HT4550iは、プリセットのモード任せで快適な視聴ができるが、映像パラメーターが豊富で、調整次第で打てば響く、入りやすく奥の深いプロジェクターだ。

『ハウス・オブ・グッチ』(イタリア盤4K UHD BD)は、HDRとフィルムメーカーモードの二択となり、後者でまったく不足はないが、一癖二癖の人間模様が綾なす現代の悲喜劇をカラフルに綴った本作にしては今一つストイック。詳細設定に入り、「ローカルコントラストエンハンサー」を「オフ」から「低」に切り替えると、俳優のクローズアップの明暗差が豊かになり、舞台だての華やかさが生まれる。

「ピクチャモード」は入力信号により選べるメニューが異なる。また「詳細色設定」の項目も、HDRかどうかで調整できる項目が変化する

色々と調整してみて、結局HDRモードをベースに好結果が得られた。レディ・ガガ演じる主人公パトリツィアが身につけるイタリアンジュエリーが最初はメッキ臭い光り物だったのが、グッチ家に食い込んでいくにつれ凄味のある輝きに変わっていく野望の象徴的な描写が、HDRモードでしっかり伝わるからである。

リモコンはプロジェクター、Android TVドングル用に2つ付属する。それぞれボタンで呼び出せる機能は異なるが、いずれも本体メニューから操作できるので、使いやすい方を手元に置けばいい

HT4550iは色域の広さも特徴。この映画の場合、ストーリー上の転回点のシーンで色彩が存在感を発揮すると、映画の味わいが深く楽しくなる。マウリツィオがインベストコープのイラク人の投資家にボルドーレッドのモカシンをプレゼントするシーンや、ファッションショーのシーンがそれだ。「Cinema Master」の「カラーエンハンサー」を「4」にして色の鮮鋭度を上げてやると、色彩が目覚めて事件の証人のようにものをいう。世界を震撼させたグッチ事件のクライマックスに立ち会っている錯覚。

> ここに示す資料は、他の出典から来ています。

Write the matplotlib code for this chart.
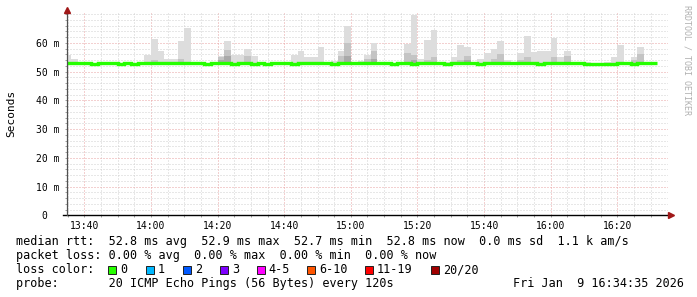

BenQプロジェクター独自の「CinemaMaster」は本機にも搭載されている

色温度の調整は従来モデルよりもさらに細かく設定可能になった

最後に、ようやく4K UHD BD発売となった『インディ・ジョーンズ/レイダース 失われたアーク《聖櫃》』は、HDR10かフィルムメーカーモードの二択。前者は1980年代のフィルム映画らしく力強いコントラストのパワフルな映像だが、HT4550iはパワーがあり余り、コントラストの明暗差がつき過ぎてギラギラしている。詳細設定をチェックすると「ローカルコントラストエンハンサー」が「高」という設定なのでこれを「オフ」に。それでも明るいのでコントラストをやや下げたが、明室あるいは半暗の視聴環境ならベストマッチングである。

一方のフィルムメーカーモードは、デフォルトでコントラストのバランスがよく、フィルムグレインの粒子がきめ細かく滑らかで、メジャー作品らしい堂々としたルックの映像が楽しめ、初公開時のロードショー館へタイムスリップしていける。
◇ ◇ ◇

デジタル撮影の配信用新作からフィルムシューティングの旧作まで映画全般に強い。そして暗室、半暗、明室と環境に強い。画質モードがよく練られていてプロジェクター任せで良好なバランスが得られ、コンパクトで設置性能に優れていることが決め手。HT4550iはBenQがサブスク時代に満を持して送り出す「いまだから、こんどこそ、ホームシアター」に答えきったスマートプロジェクターである。しかし、使いこなす楽しみにも答える懐の深い製品であることも知っておきたい。